Rep. Paul Ryan (R-WI), the architect of the Republican’s new budget proposal, is courageous in one sense. By proposing to privatize Medicare and reduce Medicare benefits, he is risking his political career. But while he may be serious about cutting Medicare, that doesn’t mean his proposal represents an even vaguely serious attempt to reduce the budget deficit.
Ryan’s program doesn’t actually address the rising costs of providing health care. It simply reduces the amount of health care the government will help provide through the program. Ryan suggests that painful cuts like this are necessary because the country’s rising debt burden means it can no longer afford to spend as much money on health care for older Americans.

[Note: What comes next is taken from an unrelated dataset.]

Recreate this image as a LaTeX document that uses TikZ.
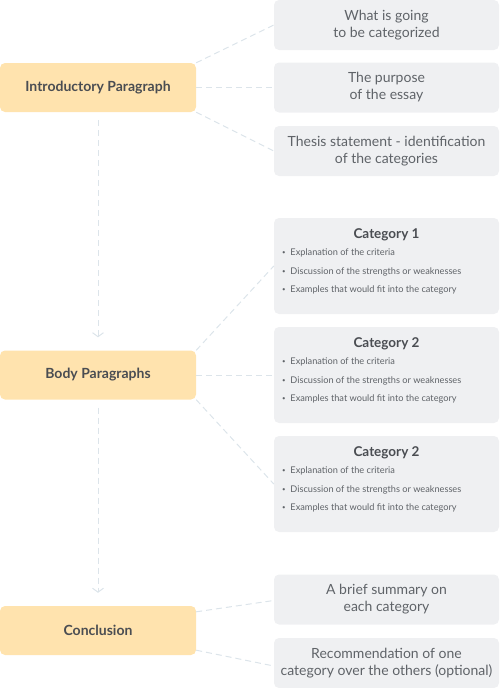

That sounds plausible enough. But Ryan thinks at the same time that the country can afford to lower the top individual and corporate tax rates from 35% to 25%. In other words, Ryan wants to eliminate benefits to people who have spent their lives paying into the Medicare system while lowering the tax rate on the rich to its lowest level since 1931—even though what we pay in taxes is already both historically low and low compared to the rest of the developed world, and even though the rich have been getting a steadily larger share of our national income for the last thirty years.

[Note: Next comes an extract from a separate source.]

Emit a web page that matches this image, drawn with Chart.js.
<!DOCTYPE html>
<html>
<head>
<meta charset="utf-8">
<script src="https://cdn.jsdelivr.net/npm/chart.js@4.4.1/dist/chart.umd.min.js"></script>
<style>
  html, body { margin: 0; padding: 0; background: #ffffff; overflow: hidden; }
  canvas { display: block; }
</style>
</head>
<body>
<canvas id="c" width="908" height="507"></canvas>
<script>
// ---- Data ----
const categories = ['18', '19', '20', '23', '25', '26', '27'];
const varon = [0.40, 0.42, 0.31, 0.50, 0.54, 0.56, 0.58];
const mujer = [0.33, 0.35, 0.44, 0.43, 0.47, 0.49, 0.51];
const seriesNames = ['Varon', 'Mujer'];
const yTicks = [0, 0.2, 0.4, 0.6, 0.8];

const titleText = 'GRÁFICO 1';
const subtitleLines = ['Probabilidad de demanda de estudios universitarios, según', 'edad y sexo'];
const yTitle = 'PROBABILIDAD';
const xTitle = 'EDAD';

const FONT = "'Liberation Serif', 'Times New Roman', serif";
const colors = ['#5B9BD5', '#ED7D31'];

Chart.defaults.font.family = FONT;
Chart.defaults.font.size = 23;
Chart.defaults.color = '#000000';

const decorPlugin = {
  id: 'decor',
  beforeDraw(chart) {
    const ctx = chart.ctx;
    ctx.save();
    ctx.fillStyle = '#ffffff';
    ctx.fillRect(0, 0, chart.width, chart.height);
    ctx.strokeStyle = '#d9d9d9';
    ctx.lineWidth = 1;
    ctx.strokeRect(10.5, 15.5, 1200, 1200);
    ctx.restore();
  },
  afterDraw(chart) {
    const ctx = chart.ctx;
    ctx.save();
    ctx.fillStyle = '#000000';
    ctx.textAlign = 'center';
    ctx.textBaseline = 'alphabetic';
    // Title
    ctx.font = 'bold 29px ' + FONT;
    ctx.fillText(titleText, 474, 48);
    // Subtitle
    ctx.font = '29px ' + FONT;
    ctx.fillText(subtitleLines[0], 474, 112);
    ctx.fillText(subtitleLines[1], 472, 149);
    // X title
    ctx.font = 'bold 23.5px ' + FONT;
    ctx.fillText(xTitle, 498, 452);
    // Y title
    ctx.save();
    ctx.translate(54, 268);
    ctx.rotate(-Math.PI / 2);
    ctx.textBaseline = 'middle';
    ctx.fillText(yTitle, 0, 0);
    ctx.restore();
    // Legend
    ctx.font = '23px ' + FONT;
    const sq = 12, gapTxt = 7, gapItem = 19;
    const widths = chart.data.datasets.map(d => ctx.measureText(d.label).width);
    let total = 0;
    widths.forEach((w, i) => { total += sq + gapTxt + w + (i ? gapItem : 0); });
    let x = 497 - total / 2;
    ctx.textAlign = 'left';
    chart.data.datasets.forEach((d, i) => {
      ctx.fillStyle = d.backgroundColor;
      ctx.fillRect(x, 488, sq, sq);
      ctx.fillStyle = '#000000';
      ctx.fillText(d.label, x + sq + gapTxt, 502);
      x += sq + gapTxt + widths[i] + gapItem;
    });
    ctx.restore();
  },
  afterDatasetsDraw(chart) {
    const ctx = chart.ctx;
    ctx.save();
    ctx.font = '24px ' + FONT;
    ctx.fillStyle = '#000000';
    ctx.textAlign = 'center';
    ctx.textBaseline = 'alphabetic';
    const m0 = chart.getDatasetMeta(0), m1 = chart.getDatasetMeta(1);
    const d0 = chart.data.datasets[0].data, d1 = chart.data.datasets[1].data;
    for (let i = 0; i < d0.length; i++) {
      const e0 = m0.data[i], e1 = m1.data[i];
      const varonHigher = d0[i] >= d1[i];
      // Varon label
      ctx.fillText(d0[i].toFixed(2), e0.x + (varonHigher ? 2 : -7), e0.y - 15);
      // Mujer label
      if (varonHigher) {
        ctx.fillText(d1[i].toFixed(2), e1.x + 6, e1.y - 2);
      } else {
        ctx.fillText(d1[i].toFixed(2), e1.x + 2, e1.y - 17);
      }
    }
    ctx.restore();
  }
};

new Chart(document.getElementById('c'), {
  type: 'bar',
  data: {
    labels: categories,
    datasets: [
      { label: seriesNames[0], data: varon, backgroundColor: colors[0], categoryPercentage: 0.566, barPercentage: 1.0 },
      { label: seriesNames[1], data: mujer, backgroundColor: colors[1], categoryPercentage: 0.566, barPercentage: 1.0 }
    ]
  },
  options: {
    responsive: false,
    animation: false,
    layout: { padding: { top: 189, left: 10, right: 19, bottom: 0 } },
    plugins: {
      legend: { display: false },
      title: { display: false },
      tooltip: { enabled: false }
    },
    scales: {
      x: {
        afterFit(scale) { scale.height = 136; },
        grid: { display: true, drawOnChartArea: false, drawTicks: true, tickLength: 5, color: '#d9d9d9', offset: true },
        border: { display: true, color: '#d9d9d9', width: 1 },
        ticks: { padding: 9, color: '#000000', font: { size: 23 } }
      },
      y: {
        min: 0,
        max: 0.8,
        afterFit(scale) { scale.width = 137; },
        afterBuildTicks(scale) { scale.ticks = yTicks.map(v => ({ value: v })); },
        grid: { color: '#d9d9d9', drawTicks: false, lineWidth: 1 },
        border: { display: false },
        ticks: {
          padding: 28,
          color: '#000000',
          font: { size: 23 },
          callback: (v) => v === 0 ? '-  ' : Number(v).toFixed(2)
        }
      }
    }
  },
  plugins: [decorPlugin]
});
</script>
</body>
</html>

In fact, according to a Center on Budget and Policy Priorities analysis, two-thirds of the cost savings in Ryan’s plan from cutting programs for lower-income Americans. And instead of using those savings to pay down the deficit, Ryan passes much of the money on to wealthy Americans in the form of various tax breaks. In other words, instead of using the money he cuts to reduce the deficit, Ryan’s plan simply transfers it from the poor to the rich.
So how can Ryan claim that his plan would reduce the deficit $4 trillion? Ryan assures us that, even though he plans to cut taxes on the rich, overall tax revenues will somehow stay the same. That presumably implies either that he will raise taxes for the rest of us or that lowering taxes on the rich will improve the economy so much that it will actually increase revenues by billions of dollars. That supply-side idea that lowering the tax rate would increase tax revenue, of course, is the same one that wrongly suggested that an economic boom would follow the Bush tax cuts.
Ryan’s plan is built in any case on wildly implausible projections that lowering taxes will bring about unprecedented prosperity, with unemployment quickly falling well below what economists call its “natural rate” to levels not seen since we drafted men to fight in the Korean War. At the same the Ryan plan would somehow—he doesn’t say how—reduce spending on defense and all discretionary programs to just 3.5% of GDP. As Paul Krugman points out, that’s a level not seen since the Coolidge administration, before the National Security Act had created a permanent military establishment. It’s less than half what we’ve spent on that category every year since WWII, and less than what we currently spend on defense alone. In other words, unless we essentially dismantle the military, Ryan’s plan would essentially mean the end of discretionary federal spending entirely.
The reason Ryan has to gut the budget, of course, is that he insists on continuing to lower taxes even on the wealthy. As Steve Benen says, that—and not deficit reduction—is the real point of the plan. In fact, as Ezra Klein has pointed out, the truth is that we could cut the deficit almost in half simply by repealing the Bush tax cuts that were extended in December—simply by paying, in other words, the same reasonable amount of taxes that we did during the Clinton administration.